C’est pourquoi, lorsqu’on aura à faire un discours sur un sujet quelconque, il sera bon de traiter la question générale ou thèse, dont il dépend, pour arriver à la question particulière ou hypothèse : il faudra le faire avec jugement et de manière appropriée, comme nous en avons averti, 1re partie, chapitre 9.

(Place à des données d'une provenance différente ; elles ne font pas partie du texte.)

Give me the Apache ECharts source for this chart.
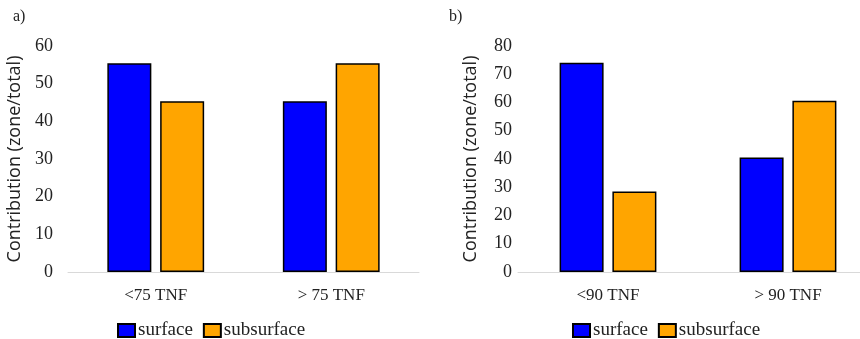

Comment doit-on traiter une thèse ? R. On commencera par un exorde tiré du lieu, du temps et d’autres circonstances. Ainsi, la délibération doit-elle avoir lieu au Sénat, en présence du prince ? etc. En second lieu, la thèse doit être confirmée ou infirmée à l’aide des lieux et des arguments employés ordinairement pour persuader ou pour dissuader. Ce sont : l’honnête, le légitime, l’utile, le facile, le nécessaire et leurs contraires, le honteux, l’injuste, l’inutile, le difficile, l’impossible ; ainsi : on ne doit pas faire la guerre, parce que la chose est en elle-même honteuse, indigne de l’homme, inutile au bonheur de la République. Elle est difficile < enfin > : « il est bien difficile que se produise, il est bien difficile qu’advienne un bon résultat ». Si nous prenons le contraire, nous dirons : « il faut faire la guerre, parce qu’elle est honorable, utile », etc. En troisième lieu, il faut résoudre les objections que l’on pourrait faire à < la partie de > la thèse que vous entreprenez de défendre. Ainsi : voulez-vous affirmer qu’il faut faire la guerre, vous répondez à ceux qui prétendent le contraire < et soutiennent qu’elle est la source de nombreux crimes, la ruine des provinces, etc. >. Si, par contre, vous dites qu’il ne faut pas la faire, il faudra réfuter les arguments opposés.